Our Real Estate Blog

Thoughts on the Market (7/28/2008)

September 4th, 2008 1:22 PM by Lehel Szucs

· Two of the most commonly reported barriers to homebuying are high down payment requirements and high home prices. The majority of Americans feel that it has become more difficult to obtain mortgages and that the application process is more difficult than a year ago. Consumers also believe that the terms they are offered are too demanding given the weak economic conditions. Many of today’s loans require home buyers to put down at least 5 percent, but most market experts recommend a minimum of 10 percent. Areas with high foreclosure rates may require 20 percent down and markets that have been severely impacted by foreclosures such as Reno, Nev. may require a 25 percent down payment. However, home buyers have reason to be optimistic. If signed by President Bush as expected, the American Housing Rescue and Foreclosure Prevention Act would allow states to issue an additional $11 billion to first-time buyers and homeowners with subprime mortgages.

· Although interest rates remain low by historic standards, concerns over the sustainability of Fannie Mae and Freddie Mac have contributed to an increase in interest rates. Investors who purchase these loans are wary and are demanding higher interest rates to offset the added perceived risk. The average 30-year, fixed-rate loan was up nearly a point two weeks ago, to 6.37 percent, compared with the year’s low of 5.48 percent, which was set in January.

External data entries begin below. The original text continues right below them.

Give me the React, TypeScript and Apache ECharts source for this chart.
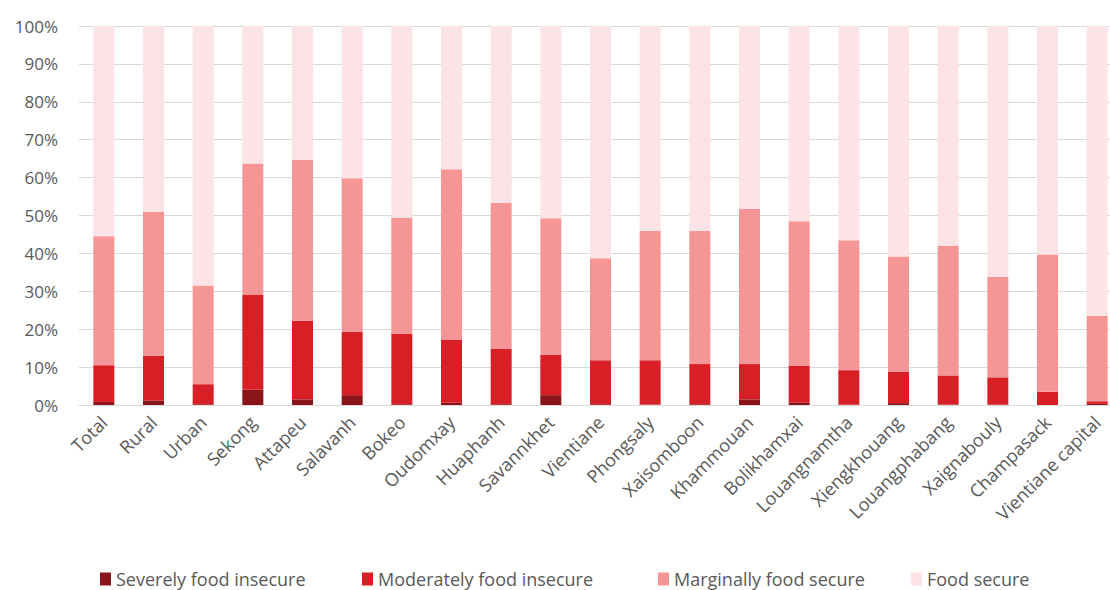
import React, { useEffect, useRef } from "react";
import * as echarts from "echarts";

const categories = [
  "Total", "Rural", "Urban", "Sekong", "Attapeu", "Salavanh", "Bokeo", "Oudomxay",
  "Huaphanh", "Savannkhet", "Vientiane", "Phongsaly", "Xaisomboon", "Khammouan",
  "Bolikhamxai", "Louangnamtha", "Xiengkhouang", "Louangphabang", "Xaignabouly",
  "Champasack", "Vientiane capital",
];

const severe = [0.8, 1.2, 0.2, 4.0, 1.5, 2.6, 0.2, 0.6, 0.2, 2.6, 0.2, 0.1, 0.2, 1.5, 0.7, 0.1, 0.5, 0.1, 0.1, 0.0, 0.3];
const moderate = [9.7, 11.8, 5.3, 25.0, 20.7, 16.7, 18.6, 16.7, 14.6, 10.7, 11.6, 11.7, 10.6, 9.3, 9.6, 9.1, 8.3, 7.7, 7.2, 3.5, 0.7];
const marginal = [34.0, 38.0, 26.0, 34.7, 42.5, 40.5, 30.7, 44.9, 38.5, 36.0, 26.9, 34.2, 35.2, 41.0, 38.2, 34.3, 30.4, 34.2, 26.5, 36.2, 22.5];
const secure = [55.5, 49.0, 68.5, 36.3, 35.3, 40.2, 50.5, 37.8, 46.7, 50.7, 61.3, 54.0, 54.0, 48.2, 51.5, 56.5, 60.8, 58.0, 66.2, 60.3, 76.5];

const seriesNames = ["Severely food insecure", "Moderately food insecure", "Marginally food secure", "Food secure"];
const seriesValues = [severe, moderate, marginal, secure];
const colors = ["#8a1519", "#d91f26", "#f59596", "#fce3e5"];
const legendLefts = [100, 362, 658, 911];

export default function App() {
  const ref = useRef<HTMLDivElement>(null);
  useEffect(() => {
    if (!ref.current) return;
    const chart = echarts.init(ref.current, null, { renderer: "svg" });
    const font = "'Open Sans', sans-serif";
    chart.setOption({
      animation: false,
      textStyle: { fontFamily: font },
      grid: { left: 79, right: 0, top: 26, bottom: 185, containLabel: false },
      legend: seriesNames.map((n, i) => ({
        data: [n],
        left: legendLefts[i],
        top: 570,
        icon: "rect",
        itemWidth: 11,
        itemHeight: 13,
        itemGap: 7,
        padding: 0,
        textStyle: { fontSize: 18, color: "#595959", fontFamily: font },
      })),
      xAxis: {
        type: "category",
        data: categories,
        axisLine: { lineStyle: { color: "#d9d9d9" } },
        axisTick: { show: false },
        axisLabel: { rotate: 45, fontSize: 18, color: "#595959", margin: 14, interval: 0, fontFamily: font },
      },
      yAxis: {
        type: "value",
        min: 0,
        max: 100,
        interval: 10,
        axisLabel: { formatter: "{value}%", fontSize: 17, color: "#595959", margin: 21, fontFamily: font },
        splitLine: { lineStyle: { color: "#d9d9d9" } },
        axisLine: { show: false },
        axisTick: { show: false },
      },
      series: seriesNames.map((n, i) => ({
        name: n,
        type: "bar",
        stack: "total",
        barWidth: 21,
        data: seriesValues[i],
        itemStyle: { color: colors[i] },
      })),
    });
    return () => chart.dispose();
  }, []);
  return (
    <div
      ref={ref}
      style={{ position: "fixed", left: 0, top: 0, width: 1122, height: 590, background: "#fff" }}
    />
  );
}
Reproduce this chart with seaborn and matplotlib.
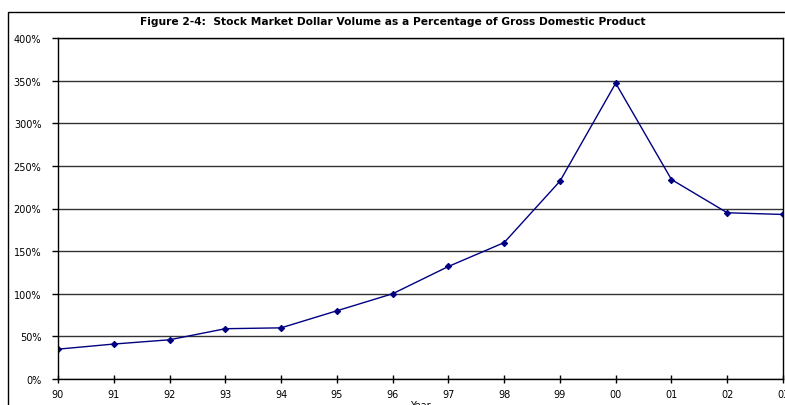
import matplotlib
matplotlib.use("Agg")
import matplotlib.pyplot as plt
import matplotlib.patches as mpatches
from matplotlib.ticker import FuncFormatter, MultipleLocator
import seaborn as sns
import pandas as pd

years = ["90", "91", "92", "93", "94", "95", "96", "97", "98", "99", "00", "01", "02", "03"]
pct = [35, 41, 46, 59, 60, 80, 100, 132, 160, 232, 347, 234, 195, 193]

sns.set_theme(style="white")
plt.rcParams['font.family'] = ['DejaVu Sans']

df = pd.DataFrame({"idx": list(range(len(years))), "pct": pct})

fig = plt.figure(figsize=(7.85, 4.06), dpi=100)
ax = fig.add_axes([58/785, 1-380/406, (783-58)/785, (380-39)/406])

sns.lineplot(data=df, x="idx", y="pct", ax=ax, color="#000080", linewidth=1,
             marker="D", markersize=3.2, markeredgecolor="#000080", markerfacecolor="#000080")

ax.set_xlim(0, len(years)-1)
ax.set_ylim(0, 400)
ax.yaxis.set_major_locator(MultipleLocator(50))
ax.yaxis.set_major_formatter(FuncFormatter(lambda v, p: f"{int(v)}%"))
ax.set_xticks(range(len(years)))
ax.set_xticklabels(years)
ax.grid(axis="y", color="#333333", linewidth=1)
ax.set_axisbelow(True)
for s in ax.spines.values():
    s.set_color("black")
    s.set_linewidth(1)
ax.tick_params(axis="x", direction="inout", length=6, width=1, color="black",
               labelsize=7, pad=4, labelcolor="black")
ax.tick_params(axis="y", direction="out", length=4, width=1, color="black",
               labelsize=7, pad=8, labelcolor="black")
ax.tick_params(bottom=True, left=True)
ax.set_xlabel("Year", fontsize=7, labelpad=1, color="black")
ax.set_ylabel("")

fig.text(393/785, 1-22/406, "Figure 2-4:  Stock Market Dollar Volume as a Percentage of Gross Domestic Product",
         ha="center", va="center", fontsize=7.7, fontweight="bold", color="black")

rect = mpatches.Rectangle((8/785, -0.1), 1.0, 1.1 - 13/406, transform=fig.transFigure,
                          fill=False, edgecolor="black", linewidth=1, clip_on=False)
fig.patches.append(rect)

fig.savefig("out.png", dpi=100)
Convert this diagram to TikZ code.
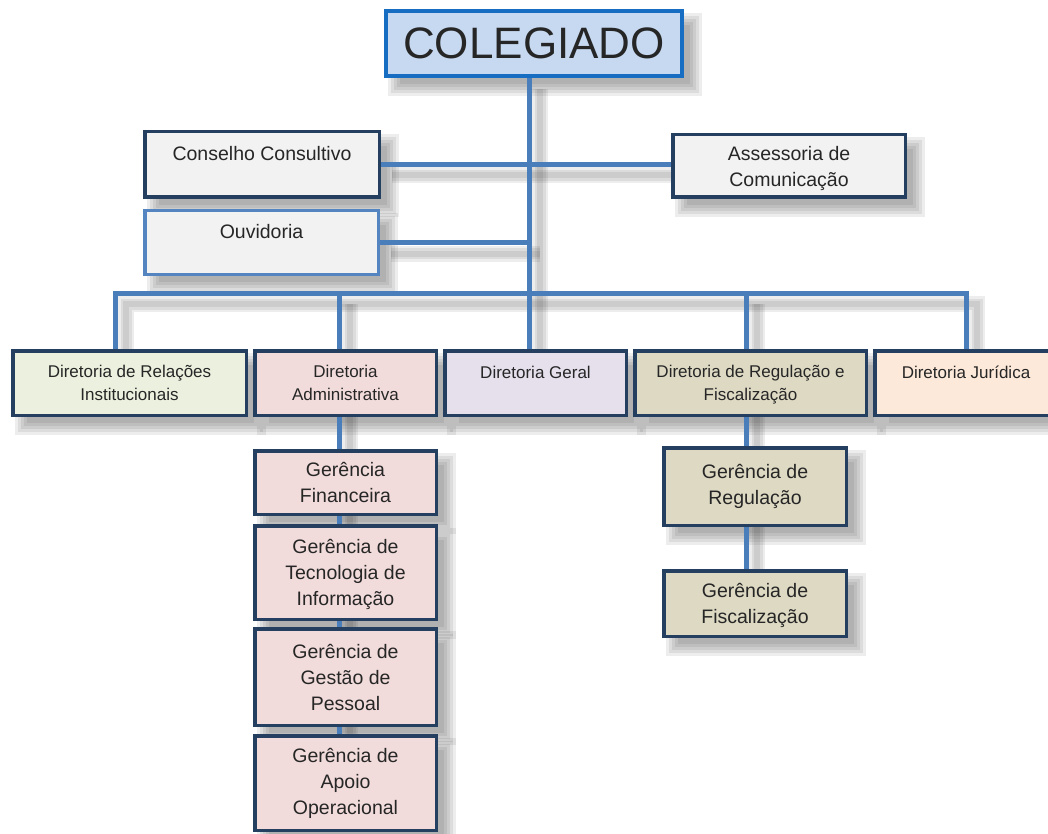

· Credit ratings are playing an ever-increasing role among consumers seeking to purchase a new home or refinance an existing one. By improving their credit scores, Americans can save billions of dollars annually on interest payments. As of June 1, buyers with credit scores of less than 620 that put down less than 30 percent must pay a fee of 2.75 percent of their mortgage principal. Consumers with higher credit ratings were previously rewarded by not having these up-front fees imposed. Now, those with a credit score between 680 and 720 may be required to pay a 0.5 percent fee. Consumers can boost their credit scores and receive more favorable rates by keeping credit card utilization rates below 50 percent and avoiding exceeding the maximum limit on credit cards.